Mirror DIC: A New Insight on the Debonding in FRP-Strengthened Beams

Fiber-reinforced polymer (FRP) composite strips are bonded to the tension side of reinforced concrete (RC) beams to increase the load-carrying capacity of the structural elements. The weak link in the strengthening application is the debonding of the FRP strip at a strain level below that corresponding to the tensile failure of the composite. Thus, the design of the strengthened RC beam requires the definition of the debonding strain εfd of the FRP to perform cross-sectional analysis. The strain εfd is greater than the strain εdeb corresponding to the FRP debonding in single-lap tests, which are used to study the debonding phenomenon at the small scale. The difference between εfd and εdeb stems from the presence of multiple cracks along the beam that trigger the interaction of debonding forces in opposite directions and the effect of the curvature of the beam and associated presence of friction interfacial stresses.

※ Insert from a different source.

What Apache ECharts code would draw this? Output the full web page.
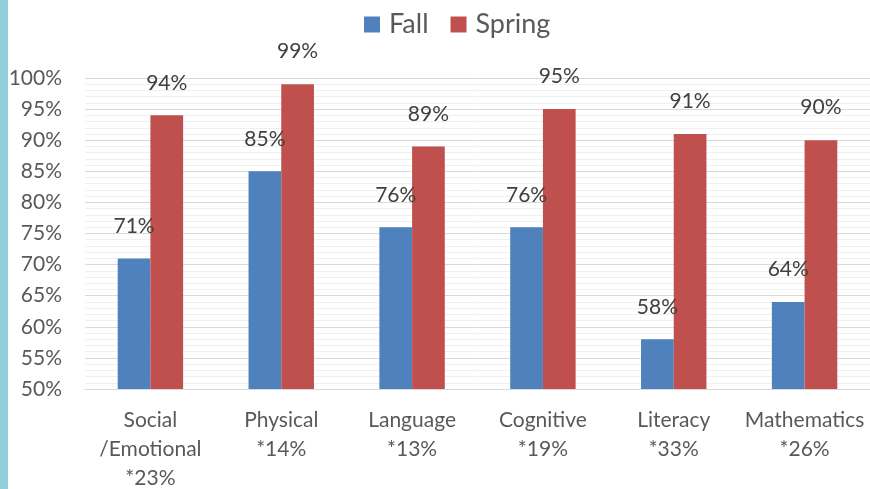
<!DOCTYPE html>
<html>
<head>
<meta charset="utf-8">
<script src="https://cdn.jsdelivr.net/npm/echarts@6/dist/echarts.min.js"></script>
<style>
  html, body { margin: 0; padding: 0; background: #fff; }
  #chart { width: 870px; height: 489px; }
</style>
</head>
<body>
<div id="chart"></div>
<script>
const categories = ['Social\n/Emotional', 'Physical', 'Language', 'Cognitive', 'Literacy', 'Mathematics']
const growth = ['*23%', '*14%', '*13%', '*19%', '*33%', '*26%']
const fall = [71, 85, 76, 76, 58, 64]
const spring = [94, 99, 89, 95, 91, 90]

const FONT = 'Lato'
const labels = categories.map((c, i) => c + '\n' + growth[i])

const chart = echarts.init(document.getElementById('chart'), null, { renderer: 'canvas' })

// 标签样式
const valueLabel = {
  show: true,
  position: 'top',
  distance: 22,
  formatter: '{c}%',
  color: '#404040',
  fontFamily: FONT,
  fontSize: 21
}

chart.setOption({
  animation: false,
  textStyle: { fontFamily: FONT },
  graphic: [
    { type: 'rect', left: 0, top: 0, shape: { width: 8, height: 489 }, style: { fill: '#92cddc' } }
  ],
  legend: {
    top: 6,
    left: 359,
    itemWidth: 16,
    itemHeight: 16,
    itemGap: 22,
    icon: 'rect',
    textStyle: { color: '#595959', fontSize: 27, fontFamily: FONT, padding: [0, 0, 0, 4] },
    data: ['Fall', 'Spring']
  },
  grid: {
    left: 85,
    right: 0,
    top: 78,
    bottom: 100,
    containLabel: false,
    outerBoundsMode: 'none'
  },
  xAxis: {
    type: 'category',
    data: labels,
    axisTick: { show: false },
    axisLine: { lineStyle: { color: '#d9d9d9', width: 1 } },
    axisLabel: {
      color: '#595959',
      fontSize: 21,
      lineHeight: 29,
      margin: 17,
      interval: 0
    }
  },
  yAxis: {
    type: 'value',
    min: 50,
    max: 100,
    interval: 5,
    axisLine: { show: false },
    axisTick: { show: false },
    axisLabel: {
      formatter: '{value}%',
      color: '#595959',
      fontSize: 21,
      margin: 23
    },
    splitLine: { lineStyle: { color: '#d9d9d9', width: 1 } },
    minorTick: { show: false, splitNumber: 5 },
    minorSplitLine: { show: true, lineStyle: { color: '#f0f0f0', width: 1 } }
  },
  series: [
    {
      name: 'Fall',
      type: 'bar',
      data: fall,
      barGap: '0%',
      barCategoryGap: '50%',
      itemStyle: { color: '#4f81bd' },
      label: valueLabel
    },
    {
      name: 'Spring',
      type: 'bar',
      data: spring,
      itemStyle: { color: '#c0504d' },
      label: valueLabel
    }
  ]
})
</script>
</body>
</html>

This paper presents a unique experimental investigation of the debonding phenomenon in strengthened RC beams. The RC beams are strengthened with the same area of fiber but using either two lower density composite sheets or one layer of higher density sheet. In both cases FRP anchors are used at the end of the FRP strips. A series of mirrors are used to capture images of the bottom face of the beam using digital image correlation (DIC). DIC analysis allows to investigate the debonding mechanism by studying the distribution of the strain component in the direction of the FRP fibers at different load levels and its relationship with the location of the flexural cracks. For comparison, the results of single-lap tests of the same FRP strips bonded to concrete prisms cast from the same batch of concrete used to construct the RC beams are presented. Ultimately, the goal of this work is to advance the knowledge on the bond mechanism at the structural scale and discuss the accuracy of the debonding strain used in international codes and guidelines.